MORE than €350 billion was invested in property globally last year, an unprecedented amount.

€350bn spent on global property

Irish investors whose net worth has mushroomed in recent years economy and property market accounted for €5bn of that.

The bulk of their focus was outside Ireland with over €4bn put into commercial investments.

This year the growing band of high net worth individuals have been told to put their money into continental markets such as France and Belgium. That’s the view of Bank of Ireland Private Banking’s Global Property Outlook.

The bank has up to 1bn of private clients money invested in property, mainly in Europe but also in Britain and Ireland.

The growth of wealth in Ireland is driving the markets and the bank reckons the numbers of individuals in Ireland worth over €20 million has risen to 1,500.

Up to 10,000 more families and individuals who have net worths ranging between €5m and €20m want to enhance their wealth and at the same time protect their investments.

To do that the private banking arm of the banks says individuals should put between 20% to 30% in property and roughly 40% in equities with the rest in bonds and cash funds.

Up to 10% returns can be achieved in property markets provided the right investments are chosen, said Mr Collins.

Belgium and France deliver what they regard as pretty safe investment criteria based on a number of factors.

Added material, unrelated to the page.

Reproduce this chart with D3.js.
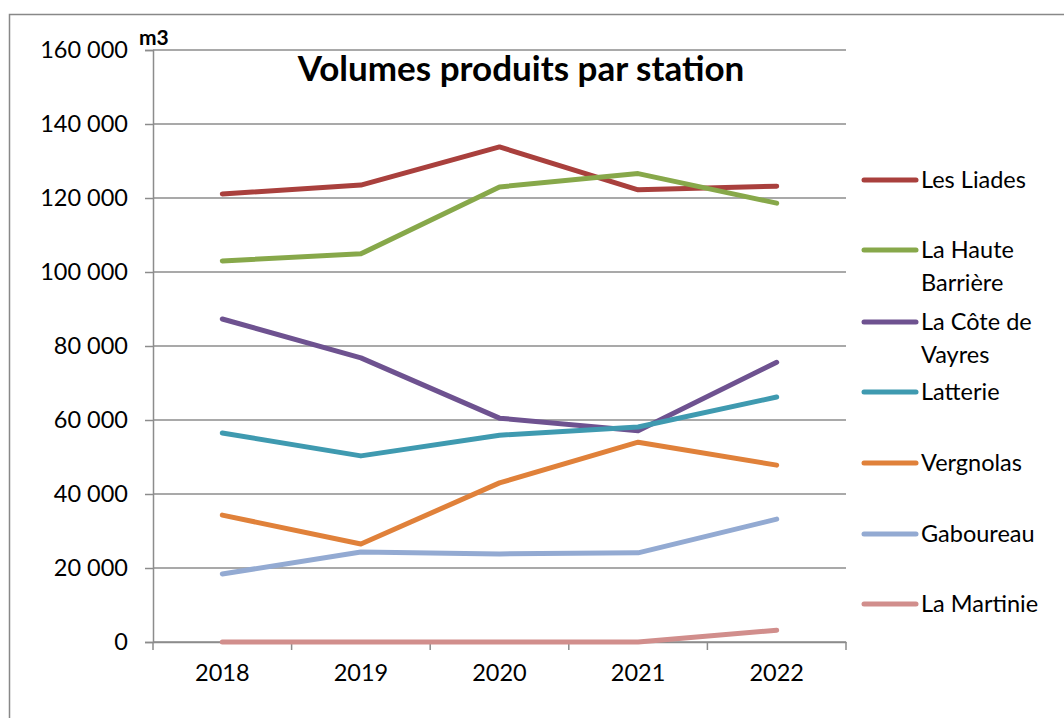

Low borrowing rates and the absence of currency risks favours Europe at the minute. Ireland is a tight market, with less flexibility for investors to get in and out.

In Britain, the bank believes prices are a bit high at the minute and not a good risk given the other factors involved such as higher interest rates. Investing in those markets requires more caution, the bank said.

Brussels continues to provide an unusual level of stability due to the scale of EU demand and low vacancy rates.

Paris continues to offer a modest premium over London. Bank of Ireland says that with lower funding costs and an absence of current risk, Paris offers Irish investors a natural market.

French regional cities also present significant opportunities.

Peter Collins, director of Bank of Ireland Private Banking noted Paris was the second largest office market in the world after New York which saw €12bn invested last year.

It helps also that the Paris region accounts for 30% of French GDP, he said.

Elsewhere in Europe the Nordic countries provide stability and transparency and is a region of significant potential.

Those who want to look farther afield might consider the Far Eastern markets including Singapore and Hong Kong, said Mr Collins.

Pat O’Sullivan, senior economist at the bank, said the interest rate scenario was benign with rates rising by no more than 2% over the next few years.

To get your foot in the door at the bank’s prestigious new office in Dublin’s Mespil Road, requires a net worth of €1 billion.